Under the Abbasid khalifs the Samaritans persecuted the Dositheans, although they themselves had to suffer much. Under Ibrahim (218-227 of the Hijrah) the synagogue of the Samaritans and Dositheans at Nablus was burned by heretics, but it was subsequently rebuilt. Yusuf ibn Dasi, governor of Palestine, entirely forbade the worship of the Dositheans; and the sect may in consequence have been absorbed by the Samaritans.

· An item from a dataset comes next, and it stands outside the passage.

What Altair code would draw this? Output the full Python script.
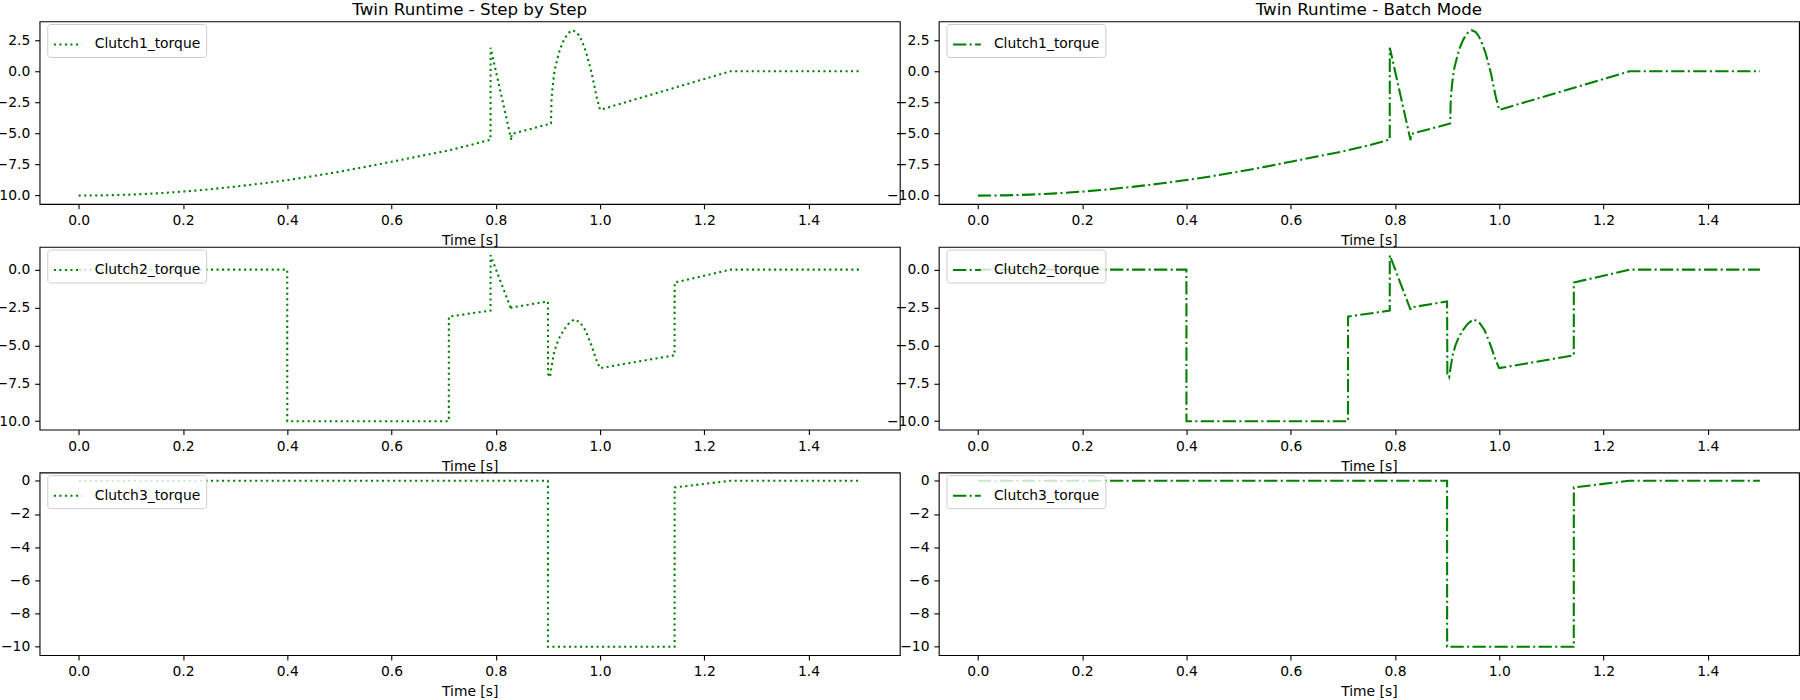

The Samaritan Continuatio to the Chronicle of Abu'l-Fath sheds more light on Samaritans' relations with Dositheans during the Abbasid period. In the 840s rebellion of Abu Harb, Asasbi, Samaritan community leader (referred to as "King of Israel" in the Continuatio), banned Dositheans during a ceremony on Mount Gerizim, where the Samaritans pledged not to drink or marry Dositheans. During Caliph al-Mutawakkil's reign (847–861), Samaritans restricted Dositheans from praying with them due to Torah reading controversy. When the prominent Samaritan Yosef Iban Adhasi died, the Dositheans caused disturbance, possibly even expressing joy at the news. The Samaritan rais then decided that no one would give or take anything from them, and nobody would eat or drink with them either.